The attorney-client privilege protects confidential communications between a client and their attorney made for the purpose of seeking or providing legal advice. Its protection is absolute; if it applies and is not waived, the communication is completely immune from discovery. The privilege exists to encourage full and frank communication between attorney and client.
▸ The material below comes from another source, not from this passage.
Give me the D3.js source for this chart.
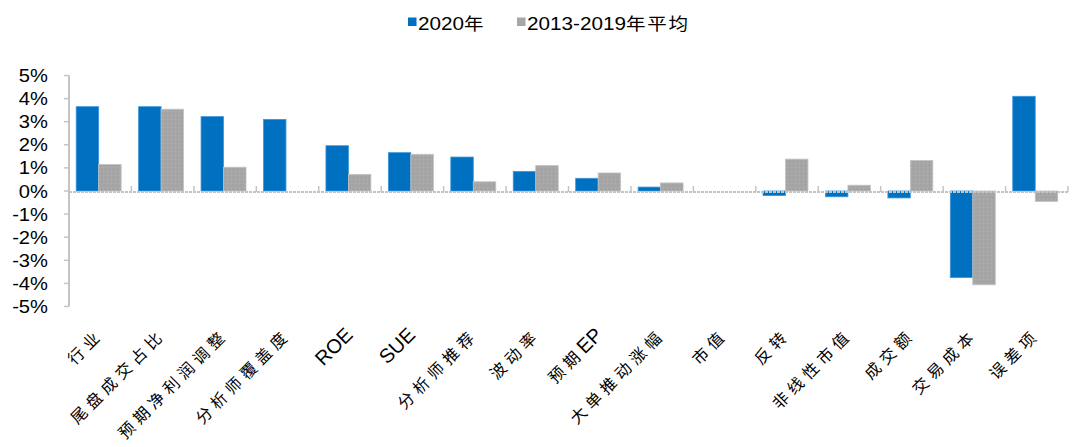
<!DOCTYPE html>
<html><head><meta charset="utf-8">
<script src="https://cdn.jsdelivr.net/npm/d3@7"></script>
<style>
body{margin:0;background:#fff;}
svg{display:block;}
</style></head>
<body>
<svg id="chart" width="1080" height="447"></svg>
<script>
const categories = ['行业','尾盘成交占比','预期净利润调整','分析师覆盖度','ROE','SUE','分析师推荐','波动率','预期EP','大单推动涨幅','市值','反转','非线性市值','成交额','交易成本','误差项'];
const series2020 = [3.65,3.65,3.22,3.10,1.96,1.66,1.47,0.85,0.55,0.17,0,-0.20,-0.25,-0.30,-3.75,4.10];
const seriesAvg = [1.15,3.54,1.03,0,0.72,1.59,0.40,1.10,0.78,0.35,0,1.38,0.25,1.32,-4.06,-0.45];
const seriesNames = ['2020年','2013-2019年平均'];
const yTicks = [5,4,3,2,1,0,-1,-2,-3,-4,-5];

const svg = d3.select('#chart');
const BLUE = '#0070C0', GRAY = '#A6A6A6', AXIS = '#C4C4C4';
const cjkFont = '"Noto Sans CJK SC", sans-serif';
const latFont = '"Liberation Sans", Arial, sans-serif';

const defs = svg.append('defs');
const pat = defs.append('pattern').attr('id','dots').attr('patternUnits','userSpaceOnUse')
  .attr('width',4).attr('height',4);
pat.append('rect').attr('width',4).attr('height',4).attr('fill',GRAY);
pat.append('rect').attr('x',1).attr('y',1).attr('width',1).attr('height',1).attr('fill','#9a9a9a');
pat.append('rect').attr('x',3).attr('y',3).attr('width',1).attr('height',1).attr('fill','#b0b0b0');

const x = d3.scaleBand().domain(categories).range([69,1068]).padding(0);
const y = d3.scaleLinear().domain([-5,5]).range([306.5,75.5]);
const bw = x.bandwidth();
const barW = bw*0.36, off = bw*0.115;

// bars
const g = svg.append('g');
g.selectAll('rect.b1').data(categories).enter().append('rect')
  .attr('x',(d)=>x(d)+off)
  .attr('y',(d,i)=>y(Math.max(0,series2020[i])))
  .attr('width',barW)
  .attr('height',(d,i)=>Math.abs(y(series2020[i])-y(0)))
  .attr('fill',BLUE).attr('stroke','#3d95da').attr('stroke-width',0.8)
  .style('display',(d,i)=>series2020[i]===0?'none':null);
g.selectAll('rect.b2').data(categories).enter().append('rect')
  .attr('x',(d)=>x(d)+off+barW)
  .attr('y',(d,i)=>y(Math.max(0,seriesAvg[i])))
  .attr('width',barW)
  .attr('height',(d,i)=>Math.abs(y(seriesAvg[i])-y(0)))
  .attr('fill','url(#dots)').attr('stroke','#c2c2c2').attr('stroke-width',0.8)
  .style('display',(d,i)=>seriesAvg[i]===0?'none':null);

// y axis
svg.append('line').attr('x1',69).attr('x2',69).attr('y1',y(5)).attr('y2',y(-5))
  .attr('stroke',AXIS).attr('stroke-width',2);
svg.selectAll('line.yt').data(yTicks).enter().append('line')
  .attr('x1',64).attr('x2',69).attr('y1',d=>y(d)).attr('y2',d=>y(d))
  .attr('stroke',AXIS).attr('stroke-width',1.5);
svg.selectAll('text.yl').data(yTicks).enter().append('text')
  .attr('transform',d=>`translate(48,${y(d)+6.5}) scale(1.12,1)`)
  .attr('text-anchor','end')
  .attr('font-family',latFont).attr('font-size',18).attr('fill','#000')
  .text(d=>d+'%');

// zero axis
svg.append('line').attr('x1',69).attr('x2',1068).attr('y1',y(0)+1).attr('y2',y(0)+1)
  .attr('stroke',AXIS).attr('stroke-width',2).attr('stroke-dasharray','3,1');
const bounds = categories.map(c=>x(c)+bw);
svg.selectAll('line.xt').data(bounds).enter().append('line')
  .attr('x1',d=>d).attr('x2',d=>d).attr('y1',y(0)-5).attr('y2',y(0)+1)
  .attr('stroke',AXIS).attr('stroke-width',1.5);

// x labels
function runs(s){
  const out=[]; let cur=null;
  for(const ch of s){
    const cjk = /[\u3000-\u9fff]/.test(ch);
    if(!cur||cur.cjk!==cjk){cur={cjk,t:''};out.push(cur);}
    cur.t+=ch;
  }
  return out;
}
categories.forEach(c=>{
  const cx = x(c)+bw/2+4;
  const t = svg.append('text')
    .attr('transform',`translate(${cx},336) rotate(-45)`)
    .attr('text-anchor','end').attr('fill','#000');
  runs(c).forEach(r=>{
    t.append('tspan').text(r.t)
      .attr('font-family',r.cjk?cjkFont:latFont)
      .attr('font-size',r.cjk?16:20)
      .attr('letter-spacing',r.cjk?'5px':'0px');
  });
});

// legend
const legend = [
  {name:seriesNames[0], fill:BLUE, x:408},
  {name:seriesNames[1], fill:GRAY, x:517}
];
legend.forEach(l=>{
  svg.append('rect').attr('x',l.x).attr('y',17.5).attr('width',8.5).attr('height',8.5).attr('fill',l.fill);
  const t = svg.append('text').attr('transform',`translate(${l.x+10},29.5) scale(1.15,1)`)
    .attr('fill','#000').attr('font-size',18);
  runs(l.name).forEach(r=>{
    t.append('tspan').text(r.t).attr('font-family',r.cjk?cjkFont:latFont)
      .attr('font-size',r.cjk?17:18)
      .attr('letter-spacing',r.cjk?'1.5px':'0px');
  });
});
</script>
</body></html>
The work product doctrine, however, protects materials prepared in anticipation of litigation, regardless of whether they contain confidential client communications. Its focus is on the attorney's (or their agent's) preparation efforts. Unlike the privilege, its protection is primarily qualified, with tiers based on whether the work product is ordinary or mental impression. Furthermore, the work product doctrine can protect materials prepared by non-attorneys, such as investigators or claims adjusters, as long as they are acting at the direction of an attorney for litigation. The privilege, in contrast, is strictly limited to attorney-client communications.

Common Pitfalls

  1. Assuming All Attorney-Created Documents Are Automatically Protected: A frequent mistake is to label every document from a lawyer's office as work product. Correction: Scrutinize the primary purpose of creation. A contract drafted for a business transaction, even by an attorney, is not work product unless it was specifically prepared because litigation over that transaction was anticipated.
  1. Failing to Properly Categorize Work Product: Treating all protected materials as having the same level of immunity can lead to unnecessary disclosure. Correction: Actively separate and identify mental impression work product (e.g., strategy memos, assessment of case weaknesses) from ordinary work product (e.g., factual chronologies, witness lists). Argue forcefully for the heightened protection of mental impressions.
  1. Inadvertent Waiver Through Overly Broad Sharing: Sharing a protected document with a third-party consultant without a confidentiality agreement or clear litigation purpose can destroy protection. Correction: Implement a strict protocol for disseminating work product. Disclose only on a "need-to-know" basis and, when sharing with allies, document the common legal interest to bolster the argument against waiver.
  1. Conflating Work Product with Attorney-Client Privilege in Assertions: Asserting "privilege" over a litigation strategy memo when it is actually work product can confuse the court and weaken your position. Correction: Be precise in your discovery objections. Clearly state the correct doctrine (work product) and specify whether you are asserting protection for ordinary or mental impression work product, as the legal standards for overcoming them differ.

Summary

  • The work product doctrine, founded in Hickman v. Taylor, protects materials prepared by or for an attorney in anticipation of litigation from routine discovery, safeguarding the adversarial process.
  • Protection is triggered only when the primary motivating purpose for creating a document or item is to assist in possible future litigation, not merely because it is later useful in a lawsuit.
  • The doctrine creates a two-tiered shield: Ordinary work product (factual materials) can be discovered upon a showing of substantial need and undue hardship, while mental impression work product (an attorney's thoughts and strategies) is granted near-absolute protection.
  • Protection can be waived through voluntary disclosure to third parties outside a confidential common interest, requiring careful control over who has access to work product materials.
  • It is distinct from the attorney-client privilege, which protects confidential communications for legal advice; work product protects litigation preparation materials regardless of confidentiality and applies to a broader range of preparers.